**STATED GOAL**. Repeat the entire listing exactly as written.

[Entries with chart source code]
____
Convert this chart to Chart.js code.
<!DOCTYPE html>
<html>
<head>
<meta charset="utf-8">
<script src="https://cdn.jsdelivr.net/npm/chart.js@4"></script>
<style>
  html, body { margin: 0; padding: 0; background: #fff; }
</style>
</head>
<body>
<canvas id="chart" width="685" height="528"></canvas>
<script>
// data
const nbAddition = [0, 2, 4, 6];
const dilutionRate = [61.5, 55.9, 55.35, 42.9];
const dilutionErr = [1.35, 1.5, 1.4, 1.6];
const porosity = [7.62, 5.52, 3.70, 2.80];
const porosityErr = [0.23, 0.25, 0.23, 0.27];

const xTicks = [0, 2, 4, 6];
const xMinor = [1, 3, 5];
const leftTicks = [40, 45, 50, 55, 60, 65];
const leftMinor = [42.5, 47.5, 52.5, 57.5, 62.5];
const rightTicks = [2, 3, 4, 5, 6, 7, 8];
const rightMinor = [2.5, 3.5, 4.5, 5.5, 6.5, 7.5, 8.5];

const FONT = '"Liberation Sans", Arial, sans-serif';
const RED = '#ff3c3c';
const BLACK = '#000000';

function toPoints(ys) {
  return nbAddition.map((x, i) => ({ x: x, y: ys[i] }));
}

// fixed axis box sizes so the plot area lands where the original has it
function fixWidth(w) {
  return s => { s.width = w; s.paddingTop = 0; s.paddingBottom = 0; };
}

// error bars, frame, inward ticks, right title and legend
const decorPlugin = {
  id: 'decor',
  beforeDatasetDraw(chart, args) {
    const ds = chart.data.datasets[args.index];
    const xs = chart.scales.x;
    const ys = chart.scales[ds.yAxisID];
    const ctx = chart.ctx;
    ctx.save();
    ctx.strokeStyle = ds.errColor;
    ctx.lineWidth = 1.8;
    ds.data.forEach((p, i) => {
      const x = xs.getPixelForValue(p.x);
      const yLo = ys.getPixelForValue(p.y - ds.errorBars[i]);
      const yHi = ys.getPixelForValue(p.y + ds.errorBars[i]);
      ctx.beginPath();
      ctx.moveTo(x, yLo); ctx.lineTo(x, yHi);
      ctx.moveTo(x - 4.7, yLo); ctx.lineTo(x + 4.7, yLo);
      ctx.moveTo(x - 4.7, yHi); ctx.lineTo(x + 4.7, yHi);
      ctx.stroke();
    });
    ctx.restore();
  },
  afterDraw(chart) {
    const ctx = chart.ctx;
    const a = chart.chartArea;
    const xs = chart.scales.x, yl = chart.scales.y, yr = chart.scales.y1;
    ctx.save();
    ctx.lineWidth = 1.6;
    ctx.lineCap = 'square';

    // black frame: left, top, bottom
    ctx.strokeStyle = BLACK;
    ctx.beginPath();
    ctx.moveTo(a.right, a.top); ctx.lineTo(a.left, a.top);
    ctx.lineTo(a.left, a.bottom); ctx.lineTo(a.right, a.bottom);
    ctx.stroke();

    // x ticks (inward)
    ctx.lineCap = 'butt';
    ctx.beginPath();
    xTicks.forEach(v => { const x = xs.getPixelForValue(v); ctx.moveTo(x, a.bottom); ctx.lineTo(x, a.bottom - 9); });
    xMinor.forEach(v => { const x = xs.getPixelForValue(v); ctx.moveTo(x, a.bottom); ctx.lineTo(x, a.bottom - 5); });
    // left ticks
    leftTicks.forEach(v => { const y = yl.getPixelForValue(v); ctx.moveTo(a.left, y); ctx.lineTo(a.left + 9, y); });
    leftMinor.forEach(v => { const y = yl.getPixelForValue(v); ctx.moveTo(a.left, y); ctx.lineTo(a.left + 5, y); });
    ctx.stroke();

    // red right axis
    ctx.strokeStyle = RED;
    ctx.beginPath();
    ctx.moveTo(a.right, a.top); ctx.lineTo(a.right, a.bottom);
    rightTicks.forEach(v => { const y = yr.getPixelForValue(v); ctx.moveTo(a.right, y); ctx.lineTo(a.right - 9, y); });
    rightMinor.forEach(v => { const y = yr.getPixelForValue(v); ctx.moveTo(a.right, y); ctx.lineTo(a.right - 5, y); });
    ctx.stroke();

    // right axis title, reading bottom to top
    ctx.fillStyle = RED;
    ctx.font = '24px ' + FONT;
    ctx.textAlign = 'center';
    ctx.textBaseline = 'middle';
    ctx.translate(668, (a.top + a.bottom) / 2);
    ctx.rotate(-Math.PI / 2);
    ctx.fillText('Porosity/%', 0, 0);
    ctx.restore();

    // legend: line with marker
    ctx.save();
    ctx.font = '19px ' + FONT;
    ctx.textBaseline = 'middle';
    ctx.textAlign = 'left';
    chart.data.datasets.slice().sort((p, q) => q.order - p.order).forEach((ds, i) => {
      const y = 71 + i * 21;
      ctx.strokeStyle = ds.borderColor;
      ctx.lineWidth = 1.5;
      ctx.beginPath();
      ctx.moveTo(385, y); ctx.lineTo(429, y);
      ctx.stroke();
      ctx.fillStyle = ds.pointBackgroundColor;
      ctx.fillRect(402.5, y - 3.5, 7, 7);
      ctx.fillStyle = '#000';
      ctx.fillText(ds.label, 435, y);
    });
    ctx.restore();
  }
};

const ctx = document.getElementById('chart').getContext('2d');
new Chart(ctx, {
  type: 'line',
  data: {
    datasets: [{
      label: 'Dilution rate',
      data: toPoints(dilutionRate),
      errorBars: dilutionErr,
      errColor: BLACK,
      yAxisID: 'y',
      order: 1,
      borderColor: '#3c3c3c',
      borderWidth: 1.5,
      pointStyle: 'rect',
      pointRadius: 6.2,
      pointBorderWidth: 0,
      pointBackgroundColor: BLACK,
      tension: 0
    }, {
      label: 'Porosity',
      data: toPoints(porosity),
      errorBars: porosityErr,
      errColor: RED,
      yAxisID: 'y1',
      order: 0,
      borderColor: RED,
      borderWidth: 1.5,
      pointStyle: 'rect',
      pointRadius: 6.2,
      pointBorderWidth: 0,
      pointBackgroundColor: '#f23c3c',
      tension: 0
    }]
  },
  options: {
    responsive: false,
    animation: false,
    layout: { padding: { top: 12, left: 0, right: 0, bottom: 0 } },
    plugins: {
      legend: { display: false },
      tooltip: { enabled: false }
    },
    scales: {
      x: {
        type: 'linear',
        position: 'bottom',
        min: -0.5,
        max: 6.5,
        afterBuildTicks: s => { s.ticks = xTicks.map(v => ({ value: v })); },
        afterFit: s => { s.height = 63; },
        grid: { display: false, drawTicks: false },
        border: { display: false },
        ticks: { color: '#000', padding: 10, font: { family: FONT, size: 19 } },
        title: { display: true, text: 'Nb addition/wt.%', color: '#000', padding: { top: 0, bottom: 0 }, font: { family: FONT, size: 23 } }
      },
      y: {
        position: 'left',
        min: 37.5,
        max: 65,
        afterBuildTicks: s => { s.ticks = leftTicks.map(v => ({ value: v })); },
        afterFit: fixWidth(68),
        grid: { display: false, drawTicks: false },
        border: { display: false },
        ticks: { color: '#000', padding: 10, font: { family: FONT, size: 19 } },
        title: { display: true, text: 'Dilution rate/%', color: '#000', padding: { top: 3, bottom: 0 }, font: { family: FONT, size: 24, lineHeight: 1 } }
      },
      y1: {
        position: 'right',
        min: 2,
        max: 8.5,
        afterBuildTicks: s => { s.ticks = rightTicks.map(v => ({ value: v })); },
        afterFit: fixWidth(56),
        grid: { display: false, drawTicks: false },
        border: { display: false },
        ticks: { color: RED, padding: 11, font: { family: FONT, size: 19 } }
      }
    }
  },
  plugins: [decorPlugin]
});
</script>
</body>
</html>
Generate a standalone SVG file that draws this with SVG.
____
**FULL SOLUTION**.
Convert this chart to Chart.js code.
<!DOCTYPE html>
<html>
<head>
<meta charset="utf-8">
<script src="https://cdn.jsdelivr.net/npm/chart.js@4"></script>
<style>
  html, body { margin: 0; padding: 0; background: #fff; }
</style>
</head>
<body>
<canvas id="chart" width="685" height="528"></canvas>
<script>
// data
const nbAddition = [0, 2, 4, 6];
const dilutionRate = [61.5, 55.9, 55.35, 42.9];
const dilutionErr = [1.35, 1.5, 1.4, 1.6];
const porosity = [7.62, 5.52, 3.70, 2.80];
const porosityErr = [0.23, 0.25, 0.23, 0.27];

const xTicks = [0, 2, 4, 6];
const xMinor = [1, 3, 5];
const leftTicks = [40, 45, 50, 55, 60, 65];
const leftMinor = [42.5, 47.5, 52.5, 57.5, 62.5];
const rightTicks = [2, 3, 4, 5, 6, 7, 8];
const rightMinor = [2.5, 3.5, 4.5, 5.5, 6.5, 7.5, 8.5];

const FONT = '"Liberation Sans", Arial, sans-serif';
const RED = '#ff3c3c';
const BLACK = '#000000';

function toPoints(ys) {
  return nbAddition.map((x, i) => ({ x: x, y: ys[i] }));
}

// fixed axis box sizes so the plot area lands where the original has it
function fixWidth(w) {
  return s => { s.width = w; s.paddingTop = 0; s.paddingBottom = 0; };
}

// error bars, frame, inward ticks, right title and legend
const decorPlugin = {
  id: 'decor',
  beforeDatasetDraw(chart, args) {
    const ds = chart.data.datasets[args.index];
    const xs = chart.scales.x;
    const ys = chart.scales[ds.yAxisID];
    const ctx = chart.ctx;
    ctx.save();
    ctx.strokeStyle = ds.errColor;
    ctx.lineWidth = 1.8;
    ds.data.forEach((p, i) => {
      const x = xs.getPixelForValue(p.x);
      const yLo = ys.getPixelForValue(p.y - ds.errorBars[i]);
      const yHi = ys.getPixelForValue(p.y + ds.errorBars[i]);
      ctx.beginPath();
      ctx.moveTo(x, yLo); ctx.lineTo(x, yHi);
      ctx.moveTo(x - 4.7, yLo); ctx.lineTo(x + 4.7, yLo);
      ctx.moveTo(x - 4.7, yHi); ctx.lineTo(x + 4.7, yHi);
      ctx.stroke();
    });
    ctx.restore();
  },
  afterDraw(chart) {
    const ctx = chart.ctx;
    const a = chart.chartArea;
    const xs = chart.scales.x, yl = chart.scales.y, yr = chart.scales.y1;
    ctx.save();
    ctx.lineWidth = 1.6;
    ctx.lineCap = 'square';

    // black frame: left, top, bottom
    ctx.strokeStyle = BLACK;
    ctx.beginPath();
    ctx.moveTo(a.right, a.top); ctx.lineTo(a.left, a.top);
    ctx.lineTo(a.left, a.bottom); ctx.lineTo(a.right, a.bottom);
    ctx.stroke();

    // x ticks (inward)
    ctx.lineCap = 'butt';
    ctx.beginPath();
    xTicks.forEach(v => { const x = xs.getPixelForValue(v); ctx.moveTo(x, a.bottom); ctx.lineTo(x, a.bottom - 9); });
    xMinor.forEach(v => { const x = xs.getPixelForValue(v); ctx.moveTo(x, a.bottom); ctx.lineTo(x, a.bottom - 5); });
    // left ticks
    leftTicks.forEach(v => { const y = yl.getPixelForValue(v); ctx.moveTo(a.left, y); ctx.lineTo(a.left + 9, y); });
    leftMinor.forEach(v => { const y = yl.getPixelForValue(v); ctx.moveTo(a.left, y); ctx.lineTo(a.left + 5, y); });
    ctx.stroke();

    // red right axis
    ctx.strokeStyle = RED;
    ctx.beginPath();
    ctx.moveTo(a.right, a.top); ctx.lineTo(a.right, a.bottom);
    rightTicks.forEach(v => { const y = yr.getPixelForValue(v); ctx.moveTo(a.right, y); ctx.lineTo(a.right - 9, y); });
    rightMinor.forEach(v => { const y = yr.getPixelForValue(v); ctx.moveTo(a.right, y); ctx.lineTo(a.right - 5, y); });
    ctx.stroke();

    // right axis title, reading bottom to top
    ctx.fillStyle = RED;
    ctx.font = '24px ' + FONT;
    ctx.textAlign = 'center';
    ctx.textBaseline = 'middle';
    ctx.translate(668, (a.top + a.bottom) / 2);
    ctx.rotate(-Math.PI / 2);
    ctx.fillText('Porosity/%', 0, 0);
    ctx.restore();

    // legend: line with marker
    ctx.save();
    ctx.font = '19px ' + FONT;
    ctx.textBaseline = 'middle';
    ctx.textAlign = 'left';
    chart.data.datasets.slice().sort((p, q) => q.order - p.order).forEach((ds, i) => {
      const y = 71 + i * 21;
      ctx.strokeStyle = ds.borderColor;
      ctx.lineWidth = 1.5;
      ctx.beginPath();
      ctx.moveTo(385, y); ctx.lineTo(429, y);
      ctx.stroke();
      ctx.fillStyle = ds.pointBackgroundColor;
      ctx.fillRect(402.5, y - 3.5, 7, 7);
      ctx.fillStyle = '#000';
      ctx.fillText(ds.label, 435, y);
    });
    ctx.restore();
  }
};

const ctx = document.getElementById('chart').getContext('2d');
new Chart(ctx, {
  type: 'line',
  data: {
    datasets: [{
      label: 'Dilution rate',
      data: toPoints(dilutionRate),
      errorBars: dilutionErr,
      errColor: BLACK,
      yAxisID: 'y',
      order: 1,
      borderColor: '#3c3c3c',
      borderWidth: 1.5,
      pointStyle: 'rect',
      pointRadius: 6.2,
      pointBorderWidth: 0,
      pointBackgroundColor: BLACK,
      tension: 0
    }, {
      label: 'Porosity',
      data: toPoints(porosity),
      errorBars: porosityErr,
      errColor: RED,
      yAxisID: 'y1',
      order: 0,
      borderColor: RED,
      borderWidth: 1.5,
      pointStyle: 'rect',
      pointRadius: 6.2,
      pointBorderWidth: 0,
      pointBackgroundColor: '#f23c3c',
      tension: 0
    }]
  },
  options: {
    responsive: false,
    animation: false,
    layout: { padding: { top: 12, left: 0, right: 0, bottom: 0 } },
    plugins: {
      legend: { display: false },
      tooltip: { enabled: false }
    },
    scales: {
      x: {
        type: 'linear',
        position: 'bottom',
        min: -0.5,
        max: 6.5,
        afterBuildTicks: s => { s.ticks = xTicks.map(v => ({ value: v })); },
        afterFit: s => { s.height = 63; },
        grid: { display: false, drawTicks: false },
        border: { display: false },
        ticks: { color: '#000', padding: 10, font: { family: FONT, size: 19 } },
        title: { display: true, text: 'Nb addition/wt.%', color: '#000', padding: { top: 0, bottom: 0 }, font: { family: FONT, size: 23 } }
      },
      y: {
        position: 'left',
        min: 37.5,
        max: 65,
        afterBuildTicks: s => { s.ticks = leftTicks.map(v => ({ value: v })); },
        afterFit: fixWidth(68),
        grid: { display: false, drawTicks: false },
        border: { display: false },
        ticks: { color: '#000', padding: 10, font: { family: FONT, size: 19 } },
        title: { display: true, text: 'Dilution rate/%', color: '#000', padding: { top: 3, bottom: 0 }, font: { family: FONT, size: 24, lineHeight: 1 } }
      },
      y1: {
        position: 'right',
        min: 2,
        max: 8.5,
        afterBuildTicks: s => { s.ticks = rightTicks.map(v => ({ value: v })); },
        afterFit: fixWidth(56),
        grid: { display: false, drawTicks: false },
        border: { display: false },
        ticks: { color: RED, padding: 11, font: { family: FONT, size: 19 } }
      }
    }
  },
  plugins: [decorPlugin]
});
</script>
</body>
</html>
Generate a standalone SVG file that draws this with SVG.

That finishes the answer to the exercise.